* **EXERCISE REQUIREMENTS**
Starting with the first line of the data below, copy each line up to and including the one containing "const hoDays = [0, 3, 7, 10, 13];". Pictures stay out.

* **RAW DATA**
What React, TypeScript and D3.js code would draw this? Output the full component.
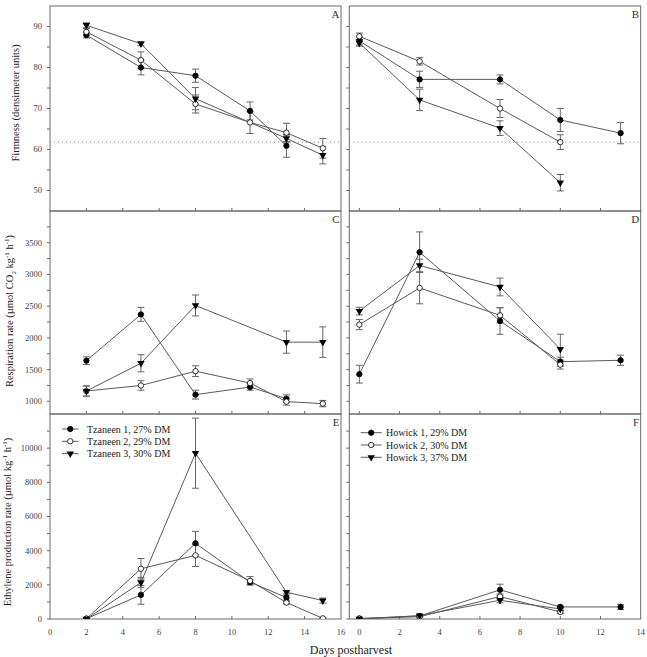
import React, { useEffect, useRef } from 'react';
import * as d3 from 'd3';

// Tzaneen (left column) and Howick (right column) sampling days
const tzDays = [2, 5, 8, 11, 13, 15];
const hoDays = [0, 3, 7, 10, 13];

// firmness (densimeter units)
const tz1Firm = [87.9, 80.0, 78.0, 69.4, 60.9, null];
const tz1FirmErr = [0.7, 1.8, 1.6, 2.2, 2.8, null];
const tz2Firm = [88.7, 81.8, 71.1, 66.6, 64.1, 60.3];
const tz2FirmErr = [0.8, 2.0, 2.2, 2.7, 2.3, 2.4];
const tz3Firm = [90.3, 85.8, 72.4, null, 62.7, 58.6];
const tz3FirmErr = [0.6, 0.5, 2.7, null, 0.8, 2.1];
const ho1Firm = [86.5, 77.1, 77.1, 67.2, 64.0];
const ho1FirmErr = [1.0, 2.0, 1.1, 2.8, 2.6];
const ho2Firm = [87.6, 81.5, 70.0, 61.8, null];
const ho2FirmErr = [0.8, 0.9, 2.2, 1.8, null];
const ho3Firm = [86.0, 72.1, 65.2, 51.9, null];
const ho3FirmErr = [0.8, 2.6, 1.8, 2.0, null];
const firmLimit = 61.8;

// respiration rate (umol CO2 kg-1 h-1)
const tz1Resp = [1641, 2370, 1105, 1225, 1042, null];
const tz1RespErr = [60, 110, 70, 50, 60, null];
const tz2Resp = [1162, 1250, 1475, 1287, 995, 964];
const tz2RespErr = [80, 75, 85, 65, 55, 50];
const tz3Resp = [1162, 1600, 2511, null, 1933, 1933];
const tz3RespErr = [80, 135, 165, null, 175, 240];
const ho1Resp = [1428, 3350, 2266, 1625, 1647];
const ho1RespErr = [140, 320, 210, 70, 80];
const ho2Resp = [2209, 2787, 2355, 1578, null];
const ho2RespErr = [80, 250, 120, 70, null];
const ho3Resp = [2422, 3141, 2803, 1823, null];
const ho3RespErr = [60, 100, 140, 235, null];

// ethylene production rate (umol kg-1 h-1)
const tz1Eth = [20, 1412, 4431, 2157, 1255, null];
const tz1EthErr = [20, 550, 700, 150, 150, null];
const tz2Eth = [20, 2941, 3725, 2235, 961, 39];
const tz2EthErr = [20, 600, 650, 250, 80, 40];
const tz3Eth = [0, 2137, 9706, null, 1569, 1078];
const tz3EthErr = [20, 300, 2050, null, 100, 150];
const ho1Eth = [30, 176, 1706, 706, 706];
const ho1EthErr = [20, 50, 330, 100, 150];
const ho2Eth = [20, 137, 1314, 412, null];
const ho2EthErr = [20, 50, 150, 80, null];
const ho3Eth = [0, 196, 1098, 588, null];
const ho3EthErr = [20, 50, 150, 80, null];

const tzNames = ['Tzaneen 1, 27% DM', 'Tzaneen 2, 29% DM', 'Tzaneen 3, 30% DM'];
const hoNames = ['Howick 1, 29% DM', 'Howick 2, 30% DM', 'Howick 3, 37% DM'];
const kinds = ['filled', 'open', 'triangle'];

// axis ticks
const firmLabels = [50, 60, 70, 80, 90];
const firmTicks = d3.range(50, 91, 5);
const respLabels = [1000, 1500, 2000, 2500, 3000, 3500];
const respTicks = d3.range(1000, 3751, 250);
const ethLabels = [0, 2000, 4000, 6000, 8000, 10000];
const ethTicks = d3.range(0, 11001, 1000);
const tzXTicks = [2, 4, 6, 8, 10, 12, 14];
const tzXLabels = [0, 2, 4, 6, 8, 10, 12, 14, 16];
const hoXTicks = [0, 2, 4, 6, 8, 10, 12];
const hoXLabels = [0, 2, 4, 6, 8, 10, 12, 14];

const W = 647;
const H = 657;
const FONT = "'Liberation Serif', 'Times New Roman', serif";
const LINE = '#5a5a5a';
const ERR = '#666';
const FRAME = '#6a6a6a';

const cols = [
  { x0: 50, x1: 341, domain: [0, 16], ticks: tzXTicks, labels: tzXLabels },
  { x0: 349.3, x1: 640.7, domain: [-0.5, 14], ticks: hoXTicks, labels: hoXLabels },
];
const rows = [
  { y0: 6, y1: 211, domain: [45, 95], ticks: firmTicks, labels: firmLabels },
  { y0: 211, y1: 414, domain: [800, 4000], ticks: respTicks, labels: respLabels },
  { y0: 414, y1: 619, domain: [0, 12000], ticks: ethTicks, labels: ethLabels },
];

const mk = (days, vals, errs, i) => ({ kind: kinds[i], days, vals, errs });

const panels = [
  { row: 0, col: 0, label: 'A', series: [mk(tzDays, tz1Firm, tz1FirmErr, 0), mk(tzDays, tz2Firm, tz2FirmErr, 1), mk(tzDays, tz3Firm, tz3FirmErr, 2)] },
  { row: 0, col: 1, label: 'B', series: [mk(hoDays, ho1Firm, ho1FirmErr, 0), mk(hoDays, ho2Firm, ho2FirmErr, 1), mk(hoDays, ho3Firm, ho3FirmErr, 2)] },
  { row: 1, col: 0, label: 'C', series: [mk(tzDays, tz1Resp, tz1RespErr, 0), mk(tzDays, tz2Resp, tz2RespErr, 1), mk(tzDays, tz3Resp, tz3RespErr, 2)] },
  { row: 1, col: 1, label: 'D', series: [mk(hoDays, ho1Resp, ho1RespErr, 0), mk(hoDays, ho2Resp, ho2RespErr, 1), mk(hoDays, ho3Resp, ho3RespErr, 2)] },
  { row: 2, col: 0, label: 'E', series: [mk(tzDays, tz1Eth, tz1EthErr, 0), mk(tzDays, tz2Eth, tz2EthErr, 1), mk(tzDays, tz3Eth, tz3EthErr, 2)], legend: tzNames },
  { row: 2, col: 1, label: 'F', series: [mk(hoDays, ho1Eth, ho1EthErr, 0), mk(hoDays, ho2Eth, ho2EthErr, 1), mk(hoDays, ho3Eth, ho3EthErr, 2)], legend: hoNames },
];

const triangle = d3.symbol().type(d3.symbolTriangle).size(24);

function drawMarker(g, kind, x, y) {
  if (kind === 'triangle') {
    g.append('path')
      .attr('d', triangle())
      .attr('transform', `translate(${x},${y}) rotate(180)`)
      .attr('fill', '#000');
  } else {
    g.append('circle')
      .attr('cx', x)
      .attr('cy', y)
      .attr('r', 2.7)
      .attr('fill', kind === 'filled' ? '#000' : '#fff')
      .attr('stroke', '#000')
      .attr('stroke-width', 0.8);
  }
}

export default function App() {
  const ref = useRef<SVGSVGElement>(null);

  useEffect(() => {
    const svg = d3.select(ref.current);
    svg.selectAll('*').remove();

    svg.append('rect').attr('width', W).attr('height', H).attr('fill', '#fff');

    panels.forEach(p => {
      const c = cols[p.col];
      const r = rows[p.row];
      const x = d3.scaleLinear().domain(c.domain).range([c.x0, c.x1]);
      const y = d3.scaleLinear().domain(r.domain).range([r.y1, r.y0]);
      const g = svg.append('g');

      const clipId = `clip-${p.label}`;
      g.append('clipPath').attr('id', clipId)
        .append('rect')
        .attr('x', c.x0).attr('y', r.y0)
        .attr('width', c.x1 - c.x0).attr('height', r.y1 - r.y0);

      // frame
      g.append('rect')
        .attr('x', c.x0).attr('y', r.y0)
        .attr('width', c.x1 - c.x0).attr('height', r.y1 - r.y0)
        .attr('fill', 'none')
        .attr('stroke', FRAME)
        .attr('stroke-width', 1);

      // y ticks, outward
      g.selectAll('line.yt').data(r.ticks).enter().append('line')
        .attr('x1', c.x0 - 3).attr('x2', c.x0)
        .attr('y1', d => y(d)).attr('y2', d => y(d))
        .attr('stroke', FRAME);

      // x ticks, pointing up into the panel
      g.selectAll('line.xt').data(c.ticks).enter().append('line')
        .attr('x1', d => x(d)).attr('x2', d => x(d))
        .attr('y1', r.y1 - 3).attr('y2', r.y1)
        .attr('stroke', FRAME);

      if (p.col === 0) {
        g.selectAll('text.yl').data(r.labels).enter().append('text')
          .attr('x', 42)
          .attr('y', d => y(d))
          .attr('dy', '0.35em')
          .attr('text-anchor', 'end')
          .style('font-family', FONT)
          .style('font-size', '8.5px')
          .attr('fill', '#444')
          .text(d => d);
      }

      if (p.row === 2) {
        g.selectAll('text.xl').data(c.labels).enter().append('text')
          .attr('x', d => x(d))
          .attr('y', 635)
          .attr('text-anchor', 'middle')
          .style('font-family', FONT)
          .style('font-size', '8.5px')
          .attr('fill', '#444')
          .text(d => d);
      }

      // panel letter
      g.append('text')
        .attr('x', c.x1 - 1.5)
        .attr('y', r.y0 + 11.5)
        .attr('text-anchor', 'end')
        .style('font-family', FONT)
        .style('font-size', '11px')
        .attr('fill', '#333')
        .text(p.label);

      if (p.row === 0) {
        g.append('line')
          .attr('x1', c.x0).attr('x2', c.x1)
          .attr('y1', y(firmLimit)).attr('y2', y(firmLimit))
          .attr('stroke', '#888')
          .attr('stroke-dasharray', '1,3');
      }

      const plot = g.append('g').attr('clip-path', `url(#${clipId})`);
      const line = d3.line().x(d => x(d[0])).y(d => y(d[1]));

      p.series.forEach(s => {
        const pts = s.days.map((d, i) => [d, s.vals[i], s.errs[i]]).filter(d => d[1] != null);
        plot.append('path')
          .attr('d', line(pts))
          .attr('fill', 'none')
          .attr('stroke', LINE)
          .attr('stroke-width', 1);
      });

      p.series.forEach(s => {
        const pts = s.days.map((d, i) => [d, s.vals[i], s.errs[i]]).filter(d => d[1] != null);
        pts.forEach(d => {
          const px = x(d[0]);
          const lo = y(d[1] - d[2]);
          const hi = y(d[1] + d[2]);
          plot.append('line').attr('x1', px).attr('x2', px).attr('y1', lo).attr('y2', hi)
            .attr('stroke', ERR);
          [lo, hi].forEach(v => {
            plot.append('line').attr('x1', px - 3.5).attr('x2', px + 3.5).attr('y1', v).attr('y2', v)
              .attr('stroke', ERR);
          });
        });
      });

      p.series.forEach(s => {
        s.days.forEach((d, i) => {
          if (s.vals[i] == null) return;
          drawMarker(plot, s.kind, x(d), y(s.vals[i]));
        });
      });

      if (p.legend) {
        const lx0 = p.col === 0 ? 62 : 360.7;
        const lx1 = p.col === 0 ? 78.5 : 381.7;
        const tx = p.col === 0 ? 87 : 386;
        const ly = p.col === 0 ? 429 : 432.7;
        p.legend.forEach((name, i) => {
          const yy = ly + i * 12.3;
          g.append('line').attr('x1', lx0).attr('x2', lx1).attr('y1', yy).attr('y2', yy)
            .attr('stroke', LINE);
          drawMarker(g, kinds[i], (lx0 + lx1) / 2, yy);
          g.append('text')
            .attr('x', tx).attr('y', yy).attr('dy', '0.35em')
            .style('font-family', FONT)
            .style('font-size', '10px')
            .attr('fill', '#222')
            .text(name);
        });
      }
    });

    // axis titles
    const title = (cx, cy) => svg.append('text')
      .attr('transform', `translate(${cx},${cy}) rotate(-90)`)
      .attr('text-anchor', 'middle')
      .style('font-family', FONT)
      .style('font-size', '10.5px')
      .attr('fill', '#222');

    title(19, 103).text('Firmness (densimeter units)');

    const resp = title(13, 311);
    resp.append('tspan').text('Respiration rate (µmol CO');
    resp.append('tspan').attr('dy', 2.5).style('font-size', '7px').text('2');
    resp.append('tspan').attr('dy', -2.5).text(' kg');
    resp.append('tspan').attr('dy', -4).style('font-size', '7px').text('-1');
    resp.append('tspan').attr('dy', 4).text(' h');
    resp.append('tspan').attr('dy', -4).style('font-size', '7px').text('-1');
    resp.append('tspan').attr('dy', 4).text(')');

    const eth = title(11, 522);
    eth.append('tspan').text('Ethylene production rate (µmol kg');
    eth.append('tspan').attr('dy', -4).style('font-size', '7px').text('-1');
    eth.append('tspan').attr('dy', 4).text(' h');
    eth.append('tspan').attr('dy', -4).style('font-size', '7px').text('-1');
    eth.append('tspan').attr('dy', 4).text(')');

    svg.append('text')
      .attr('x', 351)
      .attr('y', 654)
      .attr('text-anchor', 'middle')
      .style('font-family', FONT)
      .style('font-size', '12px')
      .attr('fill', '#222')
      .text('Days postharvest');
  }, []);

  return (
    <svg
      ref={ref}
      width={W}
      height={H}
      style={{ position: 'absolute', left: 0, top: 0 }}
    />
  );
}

* **FINISHED ANSWER**
What React, TypeScript and D3.js code would draw this? Output the full component.
import React, { useEffect, useRef } from 'react';
import * as d3 from 'd3';

// Tzaneen (left column) and Howick (right column) sampling days
const tzDays = [2, 5, 8, 11, 13, 15];
const hoDays = [0, 3, 7, 10, 13];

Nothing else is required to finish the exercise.